Hi everyone: I am making dessert for a friend of mine and she is very careful what she eats. I am going to try to avoid any eggs and will try to minimize on creme. I made a sweet potato pie that she ate and it had a little creme but not sure if she just tolerated for my sake. She does keep honey around so she's not opposed to that.

She also does not like to eat white bread and stuff like that. She's not on a gluten free diet, that Im pretty sure, just think she wants to avoid bread, rolls. Admittedly I dont know the whole story.

Stuff she likes; coconut water, almonds, figs, most nuts, blueberries, raspberries, almond butter, loves lemon zest or peel, probably any fruit. She also makes trifle cake or something like that, so that has like marshmallow and stuff like that. she also makes a great chocolate angel food cake.  She prefers hemp milk over soy milk. Hopefully these ideas will get you guys thinking..

SOme ideas:

gulob jumon. this has some milk powder, a litle condensed milk, one of my favorites but I dont think she'd be into this...

Japanese persimmon dessert. this has graham crackers, sugar and walnuts. So probably be fine.

Mid east figs in syrup. I am leaning toward this.

WHat about Lychee? I bet she'd like that. Any lychee recipes out there? 


 what other ideas do you suggest? Probably better to focus on the stuff that I listed that she likes.

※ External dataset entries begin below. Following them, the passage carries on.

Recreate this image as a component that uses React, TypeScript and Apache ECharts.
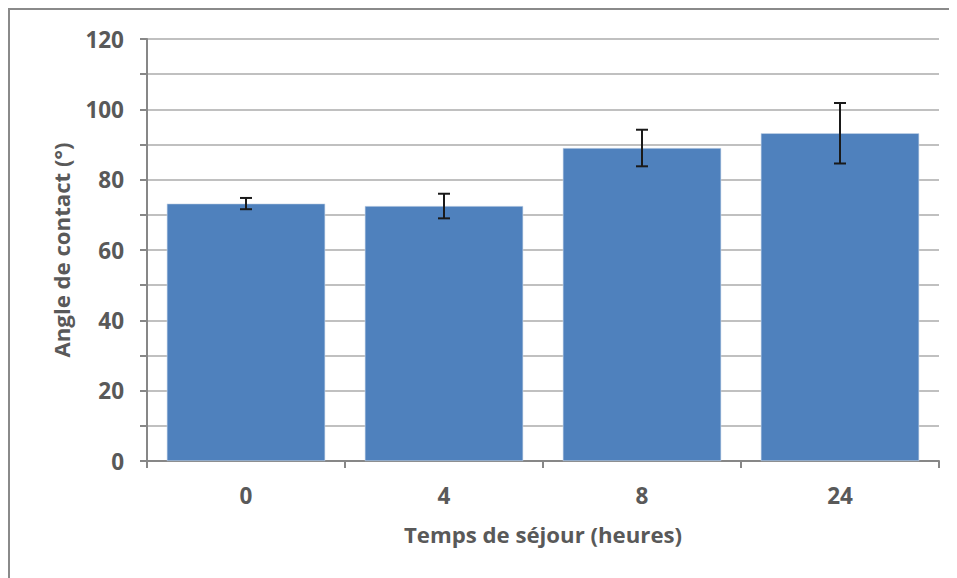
import React, { useEffect, useRef } from "react";
import * as echarts from "echarts";

const categories = ["0", "4", "8", "24"];
const meanValues = [73.2, 72.5, 89.0, 93.2];
const errorValues = [1.6, 3.5, 5.2, 8.6];
const yTitle = "Angle de contact (°)";
const xTitle = "Temps de séjour (heures)";

const FONT = "'Open Sans', 'Noto Sans', sans-serif";
const TEXT = "#595959";

export default function App() {
  const ref = useRef<HTMLDivElement>(null);
  useEffect(() => {
    if (!ref.current) return;
    const chart = echarts.init(ref.current, undefined, { renderer: "svg" });
    const errData = meanValues.map((m, i) => [i, m - errorValues[i], m + errorValues[i]]);
    chart.setOption({
      animation: false,
      grid: { left: 137, top: 29, width: 792, height: 422 },
      xAxis: {
        type: "category",
        data: categories,
        name: xTitle,
        nameLocation: "middle",
        nameGap: 62,
        nameTextStyle: { color: TEXT, fontSize: 22.2, fontWeight: "bold", fontFamily: FONT },
        axisLine: { lineStyle: { color: "#878787", width: 2 } },
        axisTick: { show: true, length: 7, lineStyle: { color: "#878787", width: 2 } },
        axisLabel: { color: TEXT, fontSize: 22.5, fontWeight: "bold", fontFamily: FONT, margin: 23 },
      },
      yAxis: {
        type: "value",
        min: 0,
        max: 120,
        interval: 10,
        name: yTitle,
        nameLocation: "middle",
        nameRotate: 90,
        nameGap: 75,
        nameTextStyle: { color: TEXT, fontSize: 22.2, fontWeight: "bold", fontFamily: FONT },
        axisLine: { show: true, lineStyle: { color: "#878787", width: 2 } },
        axisTick: { show: true, length: 7, lineStyle: { color: "#878787", width: 2 } },
        axisLabel: {
          color: TEXT,
          fontSize: 22.5,
          fontWeight: "bold",
          fontFamily: FONT,
          margin: 23,
          formatter: (v: number) => (v % 20 === 0 ? String(v) : ""),
        },
        splitLine: { show: true, lineStyle: { color: "#c0c0c0", width: 2 } },
      },
      series: [
        {
          type: "bar",
          data: meanValues,
          barCategoryGap: "20%",
          itemStyle: { color: "#4f81bd", borderColor: "#c9d7ea", borderWidth: 0.6 },
        },
        {
          type: "custom",
          data: errData,
          z: 10,
          renderItem: (params: any, api: any) => {
            const x = api.value(0);
            const lo = api.coord([x, api.value(1)]);
            const hi = api.coord([x, api.value(2)]);
            const half = 6;
            const style = { stroke: "#1a1a1a", lineWidth: 2 };
            return {
              type: "group",
              children: [
                { type: "line", shape: { x1: lo[0], y1: lo[1], x2: hi[0], y2: hi[1] }, style },
                { type: "line", shape: { x1: lo[0] - half, y1: lo[1], x2: lo[0] + half, y2: lo[1] }, style },
                { type: "line", shape: { x1: hi[0] - half, y1: hi[1], x2: hi[0] + half, y2: hi[1] }, style },
              ],
            };
          },
        },
      ],
    });
    return () => chart.dispose();
  }, []);
  return (
    <div
      ref={ref}
      style={{
        width: 960,
        height: 580,
        boxSizing: "border-box",
        borderLeft: "2px solid #8a8a8a",
        borderTop: "2px solid #8a8a8a",
        background: "#fff",
      }}
    />
  );
}
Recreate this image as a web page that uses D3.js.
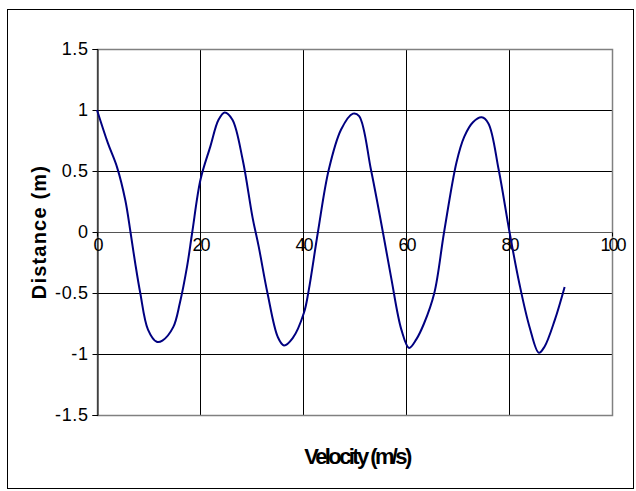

Thanks so much. I got a little over 24 hours...


----------



## jennyema (Jan 7, 2011)

12 ounces semisweet chocolate, melted

12 ounces soft or silken tofu

powdered sugar to taste (start with maybe 1/4 cup)

1t vanilla extract

DUMP IN FOOD PROCESSOR.  WHIRL TILL COMBINED.  ADD MORE SUGAR IF IT NEEDS IT.

POUR INTO GRAHAM CRACKER, NILLA WAFER OR CHOCOLATE PIE SHELL.

REFRIGERATE FOR AT LEAST 6 HOURS.


----------



## jennyema (Jan 7, 2011)

You might also make a trifle with the chocolate tofu mixture with strawberries and angel food cake chunks.


----------



## Claire (Jan 8, 2011)

Every body is different, but one option for some diabetics is to delay desert.  In some cases, the carbs don't necessarily need to be super reduced, but spread out more, so you don't spike and dip so much.  In other words, if (as in my husband's case) s/he aims for 60 gr of carbs at dinner, then a 20 carb snack later at night, serve desert then rather than right after supper.  

To me, because almost no one I know has a sweet tooth, fruit, nuts, cheese put out is a good option, the person can pick and choose.  Pear/apple/melon slices/grapes put out with good cheese and walnuts, pecans or hazelnuts, a bit of good balsamic vinegar.  Believe me, the person knows what they are supposed to eat, and it works really, really well.  

Also, reduce the carbs in the regular meal, save them for the desert.


----------



## fricassee (Jan 8, 2011)

How about a pavlova with yogurt instead of the cream?  Or a granita (although that's more appropriate for warmer weather).


----------